Before the recent silence, Orokie sent this drawing through the mail. It came with a thought: “Perhaps, you might like to dance colours within the lines.” How those words seemed typical of him. Dance. Within lines. Yet break lines. Do something new. Against the lines of convention.

It was interesting to see the drawing for Narcissus I. It brought back many memories. It recalled the early talks we had, the first images of Narcissus, the photographs which Orokie transformed, bringing dead images alive with his own knowledge of the Black male body. A new Narcissus grew. At first, the lost penis was not there. Then Orokie added it…as a naughty joke…but such also added another depth to Narcissus. The inked drawing became a drawing about Black male self-discovery: a self awakening to an alter-ego, the other half (of the androgyne). Somehow, in this work, Orokie captured the sexual longing of a brother for a brother, Black for Black, infusing the drawing with a mythological and historical dimension. No longer did Narcissus merely seek himself selfishly. Instead, he sought for the true lover that eluded him…the other made by his dreams, not the Other manufactured by an alienating history.

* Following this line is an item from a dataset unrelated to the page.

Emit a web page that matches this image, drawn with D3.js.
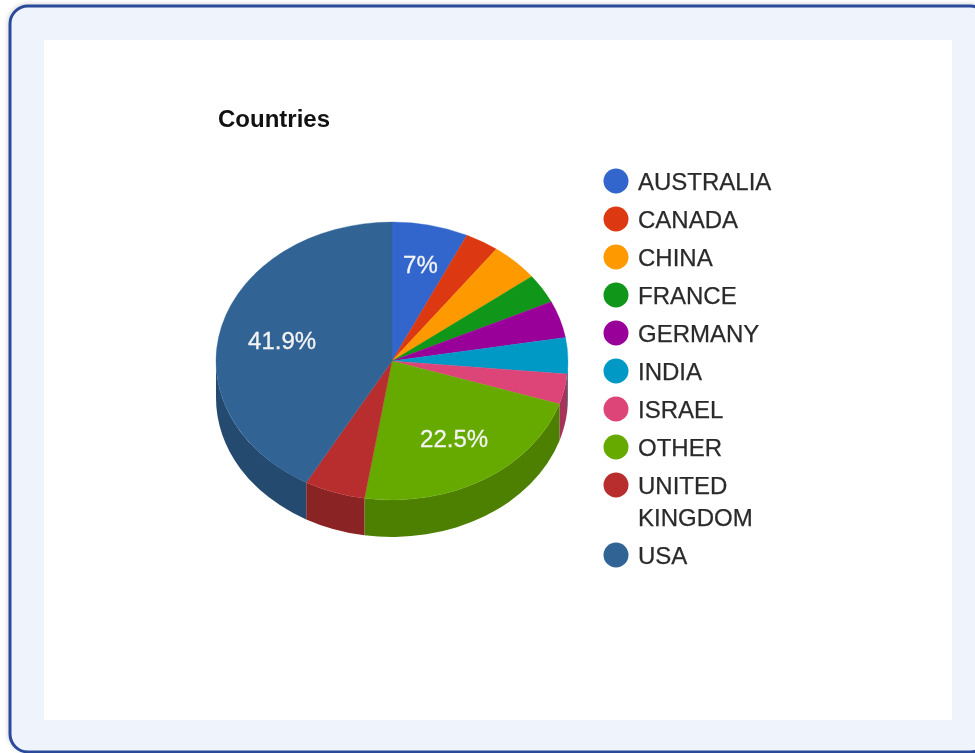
<!doctype html>
<html>
  <head>
    <script src="https://d3js.org/d3.v7.min.js"></script>
    <style>
      html, body { margin: 0; padding: 0; background: #fff; overflow: hidden; }
      svg { display: block; filter: blur(0.6px); }
    </style>
  </head>
  <body>
    <script>
    var categories = ["AUSTRALIA", "CANADA", "CHINA", "FRANCE", "GERMANY", "INDIA", "ISRAEL", "OTHER", "UNITED KINGDOM", "USA"];
    var shares = [7, 3.1, 4.5, 3.4, 4.3, 4.2, 3.5, 22.5, 5.6, 41.9];
    var colors = ["#3366cc", "#dc3912", "#ff9900", "#109618", "#990099", "#0099c6", "#dd4477", "#66aa00", "#b82e2e", "#316395"];
    var labelled = ["AUSTRALIA", "OTHER", "USA"];
    var chartTitle = "Countries";

    var width = 975;
    var height = 753;

    var cx = 392, cy = 361;
    var rx = 176, ry = 139, depth = 37;
    var fontFamily = "'Liberation Sans', Arial, sans-serif";

    var svg = d3.select("body")
              .append("svg")
              .attr("width", width)
              .attr("height", height);

    // card behind the chart
    var defs = svg.append("defs");
    defs.append("filter")
        .attr("id", "cardShadow")
        .attr("x", "-5%").attr("y", "-5%").attr("width", "110%").attr("height", "110%")
        .append("feDropShadow")
        .attr("dx", -1).attr("dy", -1)
        .attr("stdDeviation", 2)
        .attr("flood-color", "#000")
        .attr("flood-opacity", 0.15);

    svg.append("rect")
        .attr("x", 10).attr("y", 6)
        .attr("width", 978).attr("height", 746)
        .attr("rx", 18)
        .attr("fill", "#eff3fc")
        .attr("stroke", "#2a4a9a")
        .attr("stroke-width", 3)
        .attr("filter", "url(#cardShadow)");

    svg.append("rect")
        .attr("x", 44).attr("y", 40)
        .attr("width", 908).attr("height", 680)
        .attr("fill", "#fff");

    svg.append("text")
        .attr("x", 218).attr("y", 127)
        .attr("font-family", fontFamily)
        .attr("font-weight", "bold")
        .attr("font-size", "24px")
        .attr("fill", "#111")
        .text(chartTitle);

    // slices
    var pie = d3.pie().sort(null).value(function(d) { return d; });
    var slices = pie(shares);

    var g = svg.append("g")
            .attr("transform", "translate(" + cx + "," + cy + ")");

    function px(a) { return rx * Math.sin(a); }
    function py(a) { return -ry * Math.cos(a); }

    function wallPath(d) {
      var a0 = Math.max(d.startAngle, Math.PI / 2);
      var a1 = Math.min(d.endAngle, Math.PI * 3 / 2);
      if (a1 <= a0) return null;
      return "M" + px(a0) + "," + py(a0)
        + "A" + rx + "," + ry + " 0 0 1 " + px(a1) + "," + py(a1)
        + "L" + px(a1) + "," + (py(a1) + depth)
        + "A" + rx + "," + ry + " 0 0 0 " + px(a0) + "," + (py(a0) + depth)
        + "Z";
    }

    // side walls first, top faces go over them
    g.selectAll(".wall")
      .data(slices)
      .enter()
        .append("path")
        .attr("class", "wall")
        .attr("d", wallPath)
        .attr("fill", function(d, i) {
          var c = d3.rgb(colors[i]);
          return d3.rgb(c.r * 0.75, c.g * 0.75, c.b * 0.75);
        });

    var arc = d3.arc().innerRadius(0).outerRadius(rx);

    g.append("g")
      .attr("transform", "scale(1," + (ry / rx) + ")")
      .selectAll(".face")
      .data(slices)
      .enter()
        .append("path")
        .attr("class", "face")
        .attr("d", arc)
        .attr("fill", function(d, i) { return colors[i]; })
        .attr("stroke", function(d, i) { return colors[i]; })
        .attr("stroke-width", 0.4);

    // percent labels, wider text sits closer to the centre
    var labelRadius = { "AUSTRALIA": 0.74, "OTHER": 0.675, "USA": 0.645 };
    var labelShift = { "AUSTRALIA": 12, "OTHER": 6, "USA": 11 };

    g.selectAll(".pct")
      .data(slices.filter(function(d) { return labelled.indexOf(categories[d.index]) >= 0; }))
      .enter()
        .append("text")
        .attr("class", "pct")
        .attr("x", function(d) { return px((d.startAngle + d.endAngle) / 2) * labelRadius[categories[d.index]]; })
        .attr("y", function(d) { return py((d.startAngle + d.endAngle) / 2) * labelRadius[categories[d.index]] + labelShift[categories[d.index]]; })
        .attr("text-anchor", "middle")
        .attr("font-family", fontFamily)
        .attr("font-size", "24px")
        .attr("fill", "#f4f4f4")
        .attr("stroke", "#f4f4f4")
        .attr("stroke-width", 0.3)
        .text(function(d) { return d.value + "%"; });

    // legend
    var rowY = 181, rowGap = 38, lineGap = 32;
    var legend = svg.append("g");

    categories.forEach(function(name, i) {
      var lines = name.split(" ");

      legend.append("circle")
        .attr("cx", 616).attr("cy", rowY)
        .attr("r", 12.5)
        .attr("fill", colors[i]);

      lines.forEach(function(line, j) {
        legend.append("text")
          .attr("x", 638)
          .attr("y", rowY + j * lineGap + 9)
          .attr("font-family", fontFamily)
          .attr("font-size", "24px")
          .attr("fill", "#2a2a2a")
          .attr("stroke", "#2a2a2a")
          .attr("stroke-width", 0.25)
          .text(line);
      });

      rowY += rowGap + (lines.length - 1) * lineGap;
    });
    </script>
  </body>
</html>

Putting paint into Orokie’s drawing was a frightening act. There was the danger of obliteration, that paint might destroy pencil line, that the minor hand might not follow the hand of the master. Truly, there was a thrill in painting, in dancing with Orokie. It was an act close to Eros. As Orokie new when he set the challenge. Orokie’s spirit was felt in the energised tracing of lines.

The final painting, Narcissus II is not a copy of Orokie. He said: “Show me your technique, new things.” Narcissus II is an hommage to Orokie. And that is how it should be.